**Task material**:
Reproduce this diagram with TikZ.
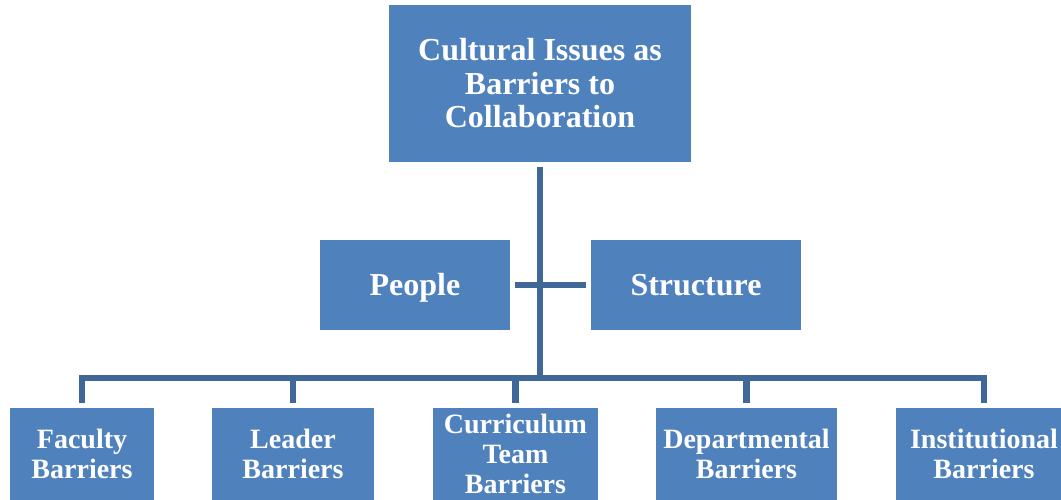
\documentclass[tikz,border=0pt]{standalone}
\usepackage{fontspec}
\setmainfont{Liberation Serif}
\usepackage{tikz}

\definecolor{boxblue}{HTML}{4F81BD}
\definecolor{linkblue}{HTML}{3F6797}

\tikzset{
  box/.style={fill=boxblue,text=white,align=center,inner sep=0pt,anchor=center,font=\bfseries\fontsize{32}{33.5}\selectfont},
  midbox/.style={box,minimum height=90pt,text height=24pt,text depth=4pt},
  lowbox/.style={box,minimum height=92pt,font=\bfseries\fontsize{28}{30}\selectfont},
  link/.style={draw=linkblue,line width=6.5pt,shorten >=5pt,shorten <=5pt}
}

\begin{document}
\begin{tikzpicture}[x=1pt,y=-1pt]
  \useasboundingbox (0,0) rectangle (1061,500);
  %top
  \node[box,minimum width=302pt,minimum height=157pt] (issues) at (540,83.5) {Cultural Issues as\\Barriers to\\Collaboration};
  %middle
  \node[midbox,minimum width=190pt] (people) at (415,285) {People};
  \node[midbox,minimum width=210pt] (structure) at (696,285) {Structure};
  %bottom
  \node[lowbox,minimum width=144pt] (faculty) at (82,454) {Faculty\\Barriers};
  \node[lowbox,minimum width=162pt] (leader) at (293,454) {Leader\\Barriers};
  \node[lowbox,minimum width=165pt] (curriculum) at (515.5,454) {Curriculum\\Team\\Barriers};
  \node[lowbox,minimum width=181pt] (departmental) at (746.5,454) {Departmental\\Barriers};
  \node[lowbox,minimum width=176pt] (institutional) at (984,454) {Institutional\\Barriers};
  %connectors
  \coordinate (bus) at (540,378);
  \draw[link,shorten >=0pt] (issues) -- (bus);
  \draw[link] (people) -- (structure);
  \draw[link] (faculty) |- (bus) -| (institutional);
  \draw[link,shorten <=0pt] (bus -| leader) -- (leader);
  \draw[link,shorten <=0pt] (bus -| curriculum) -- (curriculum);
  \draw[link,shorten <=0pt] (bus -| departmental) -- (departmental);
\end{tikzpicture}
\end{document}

---

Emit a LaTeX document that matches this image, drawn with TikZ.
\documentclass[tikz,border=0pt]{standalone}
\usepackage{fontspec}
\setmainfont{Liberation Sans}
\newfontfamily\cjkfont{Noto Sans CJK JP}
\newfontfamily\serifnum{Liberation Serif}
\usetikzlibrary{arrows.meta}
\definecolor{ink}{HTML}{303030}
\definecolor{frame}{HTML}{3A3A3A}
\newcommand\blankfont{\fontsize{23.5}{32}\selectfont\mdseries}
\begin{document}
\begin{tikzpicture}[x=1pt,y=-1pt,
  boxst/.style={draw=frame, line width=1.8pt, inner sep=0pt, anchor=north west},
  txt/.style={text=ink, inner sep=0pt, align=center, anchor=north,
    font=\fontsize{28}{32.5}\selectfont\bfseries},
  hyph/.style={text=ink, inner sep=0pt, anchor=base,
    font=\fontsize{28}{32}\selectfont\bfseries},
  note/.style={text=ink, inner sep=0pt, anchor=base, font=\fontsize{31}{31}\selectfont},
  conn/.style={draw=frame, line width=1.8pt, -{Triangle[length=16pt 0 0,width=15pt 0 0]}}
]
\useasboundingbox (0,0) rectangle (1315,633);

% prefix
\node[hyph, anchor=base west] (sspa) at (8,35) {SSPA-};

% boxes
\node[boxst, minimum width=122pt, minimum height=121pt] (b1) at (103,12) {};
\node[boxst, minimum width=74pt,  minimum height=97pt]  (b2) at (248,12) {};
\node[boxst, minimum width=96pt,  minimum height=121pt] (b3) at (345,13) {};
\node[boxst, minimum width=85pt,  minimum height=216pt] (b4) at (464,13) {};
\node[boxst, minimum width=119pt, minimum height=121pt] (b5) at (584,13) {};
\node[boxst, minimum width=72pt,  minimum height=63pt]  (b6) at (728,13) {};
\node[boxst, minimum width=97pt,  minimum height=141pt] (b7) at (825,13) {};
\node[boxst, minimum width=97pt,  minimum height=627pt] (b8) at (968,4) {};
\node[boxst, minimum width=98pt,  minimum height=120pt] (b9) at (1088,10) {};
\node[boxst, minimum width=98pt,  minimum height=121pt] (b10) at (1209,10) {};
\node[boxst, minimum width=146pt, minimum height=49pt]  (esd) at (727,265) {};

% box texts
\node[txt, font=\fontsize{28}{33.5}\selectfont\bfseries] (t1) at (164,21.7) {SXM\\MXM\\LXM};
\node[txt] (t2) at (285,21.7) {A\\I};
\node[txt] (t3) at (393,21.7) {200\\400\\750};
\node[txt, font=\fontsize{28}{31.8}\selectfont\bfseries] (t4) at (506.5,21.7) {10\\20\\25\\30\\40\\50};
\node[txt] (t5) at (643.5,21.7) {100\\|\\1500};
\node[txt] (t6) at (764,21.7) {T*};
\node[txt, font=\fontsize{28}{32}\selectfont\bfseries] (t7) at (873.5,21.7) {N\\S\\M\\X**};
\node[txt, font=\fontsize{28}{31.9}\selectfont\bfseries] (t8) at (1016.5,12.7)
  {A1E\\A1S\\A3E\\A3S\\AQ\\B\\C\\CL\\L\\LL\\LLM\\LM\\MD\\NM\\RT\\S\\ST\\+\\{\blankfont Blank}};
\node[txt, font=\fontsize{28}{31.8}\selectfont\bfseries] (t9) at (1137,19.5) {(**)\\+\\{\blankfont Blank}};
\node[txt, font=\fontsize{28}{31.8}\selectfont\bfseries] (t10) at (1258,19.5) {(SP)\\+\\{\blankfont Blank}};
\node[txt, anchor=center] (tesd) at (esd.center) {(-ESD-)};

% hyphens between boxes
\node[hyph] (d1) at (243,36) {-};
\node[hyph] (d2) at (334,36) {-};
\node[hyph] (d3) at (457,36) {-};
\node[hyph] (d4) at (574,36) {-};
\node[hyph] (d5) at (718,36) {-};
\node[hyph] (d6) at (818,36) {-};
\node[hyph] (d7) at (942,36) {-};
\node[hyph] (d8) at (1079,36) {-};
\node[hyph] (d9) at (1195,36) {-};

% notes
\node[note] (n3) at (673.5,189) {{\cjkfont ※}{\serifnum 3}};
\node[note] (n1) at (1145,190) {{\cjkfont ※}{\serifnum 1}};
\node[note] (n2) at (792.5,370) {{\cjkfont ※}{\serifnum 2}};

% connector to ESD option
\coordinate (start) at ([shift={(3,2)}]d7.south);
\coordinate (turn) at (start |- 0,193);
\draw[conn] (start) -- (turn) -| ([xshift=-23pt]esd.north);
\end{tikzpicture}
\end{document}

* * *

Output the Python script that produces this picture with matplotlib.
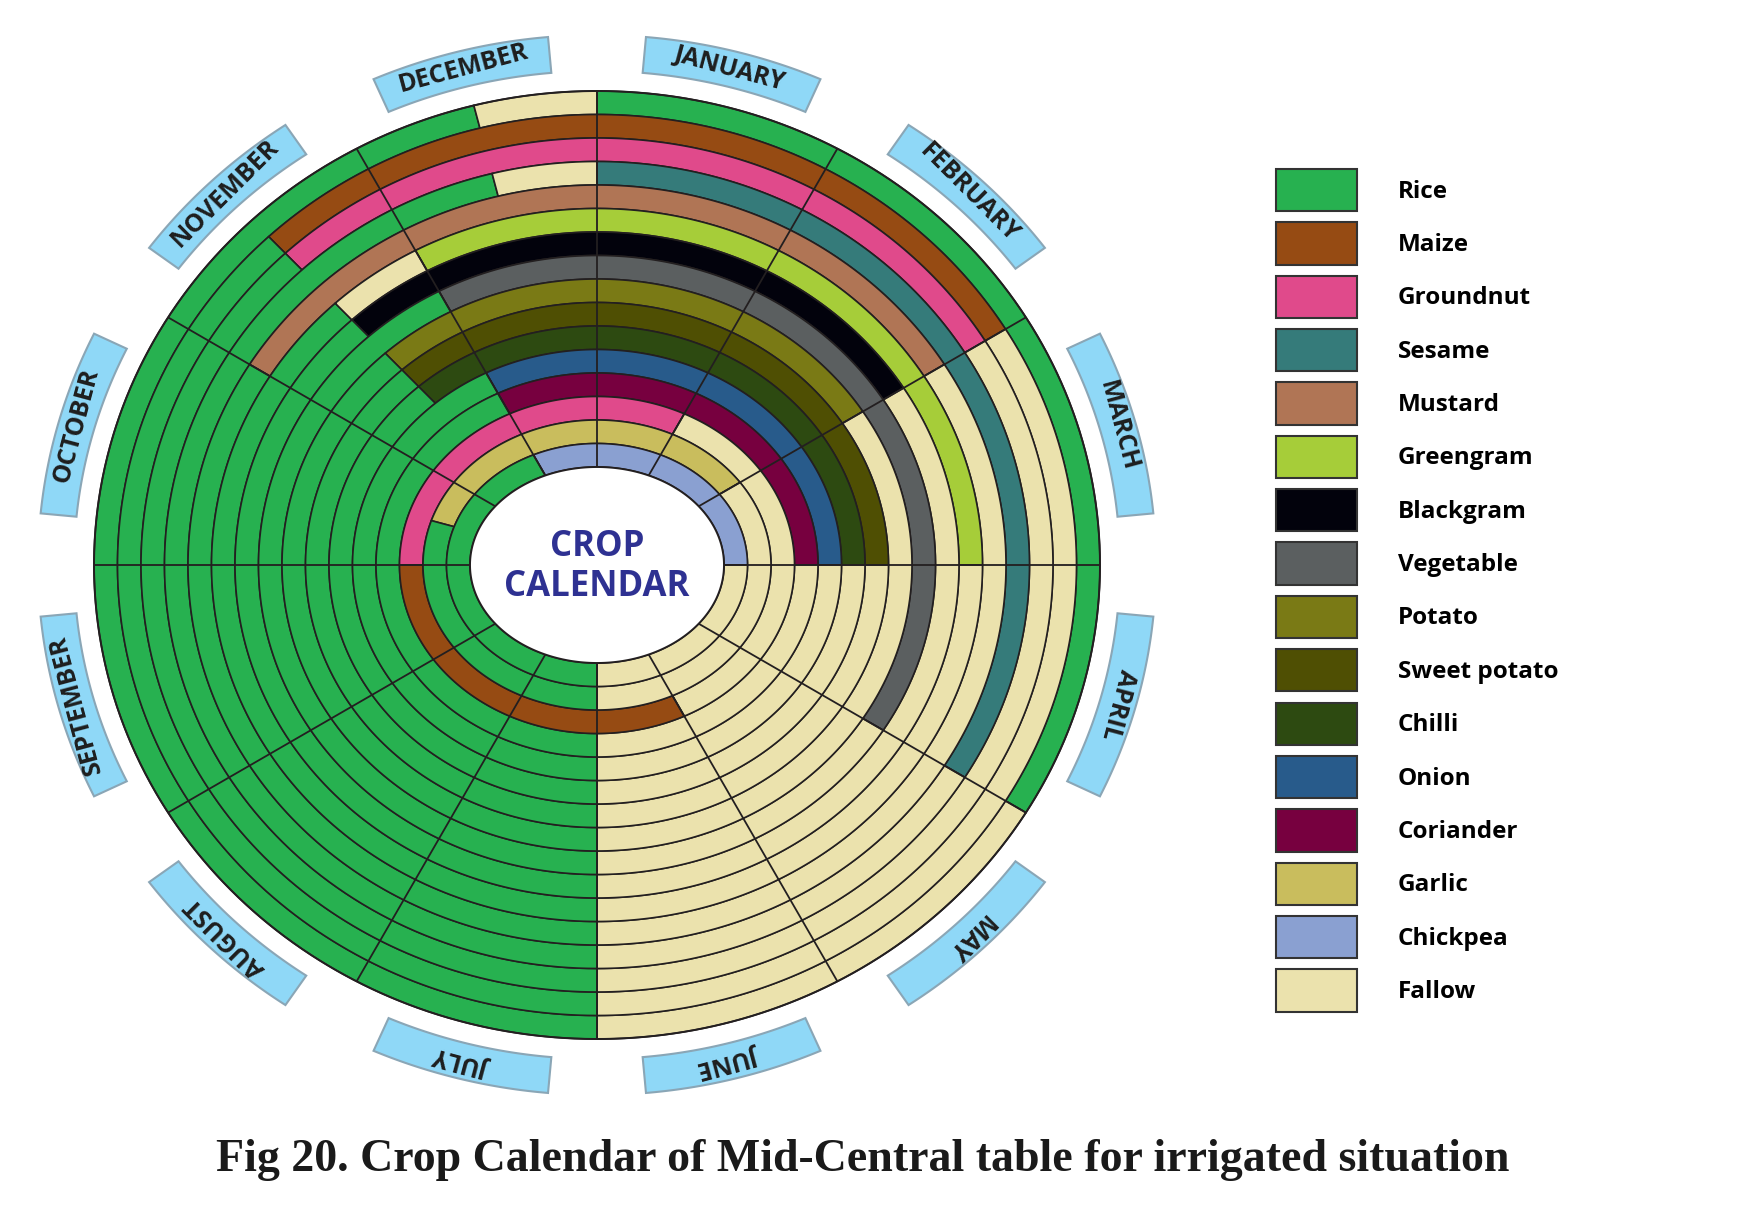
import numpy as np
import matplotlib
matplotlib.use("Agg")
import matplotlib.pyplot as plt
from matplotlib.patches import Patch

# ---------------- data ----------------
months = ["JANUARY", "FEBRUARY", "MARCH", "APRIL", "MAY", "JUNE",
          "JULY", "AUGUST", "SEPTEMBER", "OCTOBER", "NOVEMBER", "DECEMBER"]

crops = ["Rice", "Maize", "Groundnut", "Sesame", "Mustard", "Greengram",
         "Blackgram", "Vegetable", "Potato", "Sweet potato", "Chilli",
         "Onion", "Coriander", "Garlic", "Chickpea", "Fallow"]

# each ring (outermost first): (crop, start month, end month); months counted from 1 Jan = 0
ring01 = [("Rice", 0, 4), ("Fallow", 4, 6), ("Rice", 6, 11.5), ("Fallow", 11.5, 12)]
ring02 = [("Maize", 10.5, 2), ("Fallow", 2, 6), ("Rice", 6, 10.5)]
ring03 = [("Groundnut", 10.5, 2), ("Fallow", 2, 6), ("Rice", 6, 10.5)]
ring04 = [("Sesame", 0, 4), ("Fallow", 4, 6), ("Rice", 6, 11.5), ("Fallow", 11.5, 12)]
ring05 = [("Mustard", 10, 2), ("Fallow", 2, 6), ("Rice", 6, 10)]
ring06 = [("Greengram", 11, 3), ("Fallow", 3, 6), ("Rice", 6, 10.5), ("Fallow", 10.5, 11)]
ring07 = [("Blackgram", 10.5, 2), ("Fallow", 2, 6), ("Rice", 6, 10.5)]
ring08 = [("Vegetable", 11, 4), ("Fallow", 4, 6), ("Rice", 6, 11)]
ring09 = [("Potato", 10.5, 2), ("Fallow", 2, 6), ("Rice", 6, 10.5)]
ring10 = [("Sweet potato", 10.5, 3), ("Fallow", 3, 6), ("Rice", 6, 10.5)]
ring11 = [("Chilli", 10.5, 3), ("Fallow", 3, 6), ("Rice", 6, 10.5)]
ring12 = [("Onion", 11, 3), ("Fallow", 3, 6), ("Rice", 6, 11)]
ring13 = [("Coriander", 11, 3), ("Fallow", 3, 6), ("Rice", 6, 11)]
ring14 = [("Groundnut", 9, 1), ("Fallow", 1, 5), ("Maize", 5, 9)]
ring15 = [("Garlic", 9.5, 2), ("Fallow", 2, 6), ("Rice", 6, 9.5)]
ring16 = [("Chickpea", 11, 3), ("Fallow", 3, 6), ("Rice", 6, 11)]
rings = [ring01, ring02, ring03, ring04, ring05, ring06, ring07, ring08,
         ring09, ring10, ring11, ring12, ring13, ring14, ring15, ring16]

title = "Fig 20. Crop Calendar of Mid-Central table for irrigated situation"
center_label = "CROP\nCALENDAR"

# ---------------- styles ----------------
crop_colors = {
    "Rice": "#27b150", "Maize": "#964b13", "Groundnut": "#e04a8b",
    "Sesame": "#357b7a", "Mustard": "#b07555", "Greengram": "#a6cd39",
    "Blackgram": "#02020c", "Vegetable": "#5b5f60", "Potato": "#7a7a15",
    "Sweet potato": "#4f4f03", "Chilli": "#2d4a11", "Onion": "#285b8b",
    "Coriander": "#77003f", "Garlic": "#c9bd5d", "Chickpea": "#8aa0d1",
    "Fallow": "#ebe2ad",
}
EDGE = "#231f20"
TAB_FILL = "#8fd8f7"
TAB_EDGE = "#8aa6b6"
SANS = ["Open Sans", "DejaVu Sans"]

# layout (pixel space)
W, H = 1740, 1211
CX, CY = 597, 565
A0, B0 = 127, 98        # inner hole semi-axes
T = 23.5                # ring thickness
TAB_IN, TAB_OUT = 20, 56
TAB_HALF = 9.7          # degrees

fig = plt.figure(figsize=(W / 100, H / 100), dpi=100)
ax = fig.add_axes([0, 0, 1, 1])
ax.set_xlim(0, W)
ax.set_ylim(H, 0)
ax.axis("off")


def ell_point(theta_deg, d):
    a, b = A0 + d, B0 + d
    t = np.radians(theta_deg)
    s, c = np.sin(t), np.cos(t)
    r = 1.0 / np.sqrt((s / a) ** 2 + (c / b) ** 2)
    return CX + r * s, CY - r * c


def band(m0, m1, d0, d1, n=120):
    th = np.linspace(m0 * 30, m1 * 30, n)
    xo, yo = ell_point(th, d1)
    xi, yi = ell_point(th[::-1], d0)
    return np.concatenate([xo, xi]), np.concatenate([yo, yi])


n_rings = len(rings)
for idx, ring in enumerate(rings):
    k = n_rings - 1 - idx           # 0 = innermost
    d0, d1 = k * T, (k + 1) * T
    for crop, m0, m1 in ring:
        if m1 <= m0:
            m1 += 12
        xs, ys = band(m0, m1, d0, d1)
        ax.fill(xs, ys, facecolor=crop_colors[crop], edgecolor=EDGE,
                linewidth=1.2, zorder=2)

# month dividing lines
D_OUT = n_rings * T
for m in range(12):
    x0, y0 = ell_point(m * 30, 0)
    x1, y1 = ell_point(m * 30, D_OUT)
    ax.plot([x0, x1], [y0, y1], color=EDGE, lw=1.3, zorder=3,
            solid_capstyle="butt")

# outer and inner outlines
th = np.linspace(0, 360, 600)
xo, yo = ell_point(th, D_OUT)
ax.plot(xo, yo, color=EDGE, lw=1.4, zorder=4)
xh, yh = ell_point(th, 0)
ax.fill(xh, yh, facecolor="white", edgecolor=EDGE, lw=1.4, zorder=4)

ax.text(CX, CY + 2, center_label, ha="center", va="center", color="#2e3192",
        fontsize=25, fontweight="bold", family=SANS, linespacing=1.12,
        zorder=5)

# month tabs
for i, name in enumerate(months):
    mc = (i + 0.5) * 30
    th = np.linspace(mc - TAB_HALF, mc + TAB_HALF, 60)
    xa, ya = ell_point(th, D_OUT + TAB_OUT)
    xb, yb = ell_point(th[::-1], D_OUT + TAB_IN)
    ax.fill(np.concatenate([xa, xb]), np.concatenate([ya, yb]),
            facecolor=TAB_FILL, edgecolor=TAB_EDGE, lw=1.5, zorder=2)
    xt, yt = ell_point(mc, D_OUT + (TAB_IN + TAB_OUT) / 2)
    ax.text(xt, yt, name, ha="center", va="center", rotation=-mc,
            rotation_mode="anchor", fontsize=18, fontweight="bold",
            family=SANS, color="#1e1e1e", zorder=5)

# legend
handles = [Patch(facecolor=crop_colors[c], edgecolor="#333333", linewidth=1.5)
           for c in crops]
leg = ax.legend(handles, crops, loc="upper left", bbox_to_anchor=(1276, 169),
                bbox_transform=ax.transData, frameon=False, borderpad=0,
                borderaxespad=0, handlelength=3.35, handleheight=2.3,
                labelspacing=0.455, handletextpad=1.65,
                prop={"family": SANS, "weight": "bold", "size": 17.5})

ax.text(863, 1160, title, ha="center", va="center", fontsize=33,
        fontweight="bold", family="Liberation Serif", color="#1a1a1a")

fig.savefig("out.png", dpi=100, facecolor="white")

**To do**:
List every line from the entries above in which "matplotlib" appears.

**Finished task**:
Output the Python script that produces this picture with matplotlib.
import matplotlib
matplotlib.use("Agg")
import matplotlib.pyplot as plt
from matplotlib.patches import Patch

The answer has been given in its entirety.